Retail investors also have gaps in their knowledge of financial analysis and trading. 43% of those surveyed were unaware of the convention of comparing a fund to an index. A quarter of respondents were unfamiliar with limit orders.

The findings indicate retail investors could benefit hugely from the availability of research and in-app educational materials. Such solutions could promote sustained engagement while coaxing investors to branch out into new product types and asset classes like exchange-traded products.

Research and educational materials could also be a financial win-win for firms and investors.

“By teaching investors to conduct due diligence, consider their investment objectives, use techniques like benchmarking in evaluating their investing options, and leverage limit orders when trading, firms can encourage the prioritization of long-term wealth accumulation,” Nasdaq Head of US Exchange Traded Products Giang Bui said. “Such steps would build investor trust and minimize conflicts of interest while enhancing long-term profitability.”

They could also help firms bridge the generational divide that’s long vexed consumer-facing financial platforms. While all platforms face the challenge of how to retain customers as they age, it’s a particularly thorny problem in finance, where younger users tend to be more comfortable with the latest technologies.

Experts have also historically recommended that investors shift their portfolio weightings from stocks to bonds to generate income and pare risk as retirement approaches. That often leaves platforms geared toward a particular asset class trapped in generational niches.

And, more recently, the introduction of mobile-app trading has segmented younger and older investors by platform. Newcomers like Robinhood, Betterment, and Wealthfront have captured market share among younger investors.

Nasdaq’s survey found that 64% of Gen Zers use Robinhood, versus a mere 7% of baby boomers. Fidelity has been an exception to that trend. It is used by 37% of retail investors overall and at least 29% of investors in each generation.

Generational Tendencies

Understanding generational tendencies could also light the way for financial firms eager to develop and market offerings that engage a new generation of investors in the quest to make markets more accessible and inclusive.

Familiarity with specific product types varies widely by generation.
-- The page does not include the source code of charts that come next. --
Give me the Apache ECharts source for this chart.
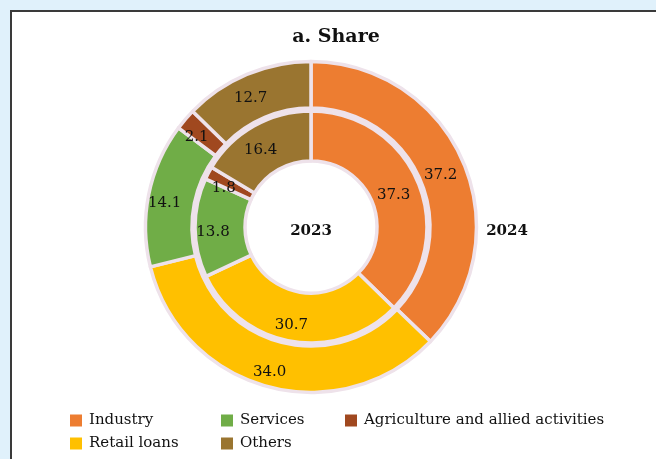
<!DOCTYPE html>
<html>
<head>
<meta charset="utf-8">
<script src="https://cdn.jsdelivr.net/npm/echarts@6/dist/echarts.min.js"></script>
<style>
  html, body { margin: 0; padding: 0; background: #e0f1fb; }
  #panel { position: absolute; left: 10px; top: 10px; width: 700px; height: 500px;
           background: #ffffff; border-left: 2px solid #3a3a3a; border-top: 2px solid #3a3a3a; }
  #chart { position: absolute; left: 0; top: 0; width: 656px; height: 459px; }
</style>
</head>
<body>
<div id="panel"></div>
<div id="chart"></div>
<script>
// Loan portfolio share by sector (per cent)
const categories = ['Industry', 'Retail loans', 'Services', 'Agriculture and allied activities', 'Others'];
const colors = ['#ed7d31', '#ffc000', '#70ad47', '#a0481f', '#9a7530'];
const share2023 = [37.3, 30.7, 13.8, 1.8, 16.4];
const share2024 = [37.2, 34.0, 14.1, 2.1, 12.7];

const FONT = 'DejaVu Serif';

function ring(name, values, radius) {
  return {
    name: name,
    type: 'pie',
    center: [311, 227],
    radius: radius,
    startAngle: 90,
    clockwise: true,
    avoidLabelOverlap: false,
    silent: true,
    itemStyle: { borderColor: '#eee2ea', borderWidth: 3.5 },
    label: {
      show: true,
      position: 'inside',
      color: '#111',
      fontFamily: FONT,
      fontSize: 15,
      offset: [-4, 5],
      formatter: p => p.value.toFixed(1)
    },
    labelLine: { show: false },
    data: categories.map((c, i) => ({ name: c, value: values[i], itemStyle: { color: colors[i] } }))
  };
}

// legend laid out as a small grid: [category index, left, top]
const legendCells = [[0, 70, 413], [1, 70, 436], [2, 221, 413], [4, 221, 436], [3, 345, 413]];

const chart = echarts.init(document.getElementById('chart'), null, { renderer: 'canvas' });
chart.setOption({
  backgroundColor: 'transparent',
  animation: false,
  legend: legendCells.map(([i, l, t]) => ({
    left: l,
    top: t,
    padding: 0,
    itemWidth: 12,
    itemHeight: 12,
    icon: 'rect',
    selectedMode: false,
    itemStyle: { borderWidth: 0 },
    textStyle: { fontFamily: FONT, fontSize: 15, color: '#111', padding: [0, 0, 0, 2] },
    data: [categories[i]]
  })),
  graphic: [
    { type: 'text', position: [336, 37], style: { text: 'a. Share', align: 'center', verticalAlign: 'middle',
      font: 'bold 19px "DejaVu Serif"', fill: '#111' } },
    { type: 'text', position: [311, 231], style: { text: '2023', align: 'center', verticalAlign: 'middle',
      font: 'bold 15px "DejaVu Serif"', fill: '#111' } },
    { type: 'text', position: [507, 231], style: { text: '2024', align: 'center', verticalAlign: 'middle',
      font: 'bold 15px "DejaVu Serif"', fill: '#111' } }
  ],
  series: [
    ring('2023', share2023, [66, 116]),
    ring('2024', share2024, [119, 165.5])
  ]
});
</script>
</body>
</html>
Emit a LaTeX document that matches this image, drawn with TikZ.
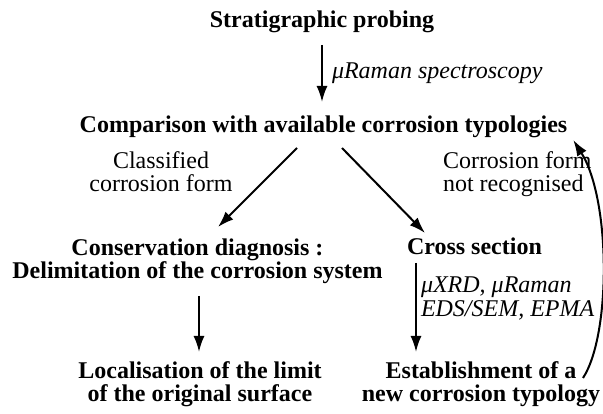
\documentclass[tikz,border=0pt]{standalone}
\usepackage{fontspec}
\setmainfont{Liberation Serif}
\usetikzlibrary{arrows.meta,calc}
\tikzset{
  lbl/.style={inner sep=0pt, outer sep=0pt, font=\fontsize{24}{23.5}\selectfont},
  hd/.style={inner sep=0pt, outer sep=0pt, font=\fontsize{24}{23.5}\selectfont\bfseries},
  it/.style={inner sep=0pt, outer sep=0pt, font=\fontsize{24}{23.5}\selectfont\itshape},
  arr/.style={-{Latex[length=16pt,width=11pt]}, line width=2pt},
}
\begin{document}
\begin{tikzpicture}[x=1pt,y=-1pt]
\useasboundingbox (0,0) rectangle (603,414);
% nodes
\node[hd, anchor=base] (title) at (322,28) {Stratigraphic probing};
\node[hd, anchor=base] (comp) at (323.5,133) {Comparison with available corrosion typologies};
\node[it, anchor=base west] (raman) at (332,79) {μRaman spectroscopy};
\node[lbl, anchor=north, align=center] (cls) at (161,151.6) {Classified\\corrosion form};
\node[lbl, anchor=north west, align=left] (nrec) at (443,151.6) {Corrosion form\\not recognised};
\node[hd, anchor=north, align=center] (cons) at (197.5,238.6) {Conservation diagnosis :\\Delimitation of the corrosion system};
\node[hd, anchor=base west] (cross) at (407,255) {Cross section};
\node[it, anchor=north west, align=left] (xrd) at (421,277) {μXRD, μRaman\\EDS/SEM, EPMA};
\node[hd, anchor=north, align=center] (loc) at (200,361.6) {Localisation of the limit\\of the original surface};
\node[hd, anchor=north, align=center] (est) at (481,361.6) {Establishment of a\\new corrosion typology};
% connectors
\draw[arr] ($(title.base)+(0,17)$) -- ($(comp.base)+(-1.5,-31)$);
\draw[arr] ($(comp.base)+(-26.5,15)$) -- ($(cons.north)+(20.5,-11.6)$);
\draw[arr] ($(comp.base)+(18.5,15)$) -- ($(cross.base west)+(18,-22)$);
\draw[arr] ($(cons.south)+(1.5,12)$) -- ($(loc.north)+(-1,-9.6)$);
\draw[arr] ($(cross.base west)+(9,8)$) -- ($(est.north)+(-65,-9.6)$);
\draw[arr] ($(est.north)+(102,16.4)$) .. controls (611,335) and (611,200) .. ($(comp.base east)+(6,7)$);
\end{tikzpicture}
\end{document}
Among baby boomers responding to Nasdaq’s survey, 55% professed little or no familiarity with ETPs, compared with 37% in Gen X and 14% in Gen Y. Overall, the proportion of respondents investing in ETPs (57%) is surprisingly similar to that investing in cryptocurrencies (47%).

The figures suggest ETPs have room to grow, especially with baby boomers, who may not be aware of the existence of, for example, bond funds that align with the investment objectives experts have historically recommended for them.

Asset managers could meanwhile benefit from educating younger investors about the intricacies of the bond world as they age. Retail investors have already demonstrated an ability to learn about new asset classes through their embrace of options, which 39% now trade.

Choosing the right medium is critical to reaching those investors, whose preferred information sources for making investment decisions vary by generation.

While baby boomers rely primarily on financial advisors (66%) and finance-specific publications (57%), Gen Zers also look to online discussion boards (74%) and social media (67%) — sources used by just 14% and 7% of baby boomers, respectively.

Based on that data, issuers of bond funds may prefer to reach investors through financial advisors and finance-specific publications, while those marketing thematic funds in areas like crypto, tech, and ESG popular with younger retail investors may wish to direct their dollars to forums and social media.

Those revelations underscore the importance of understanding generational tendencies in unlocking retail investing’s potential — a trend that promises to make markets more accessible and inclusive for current generations as well as those to come.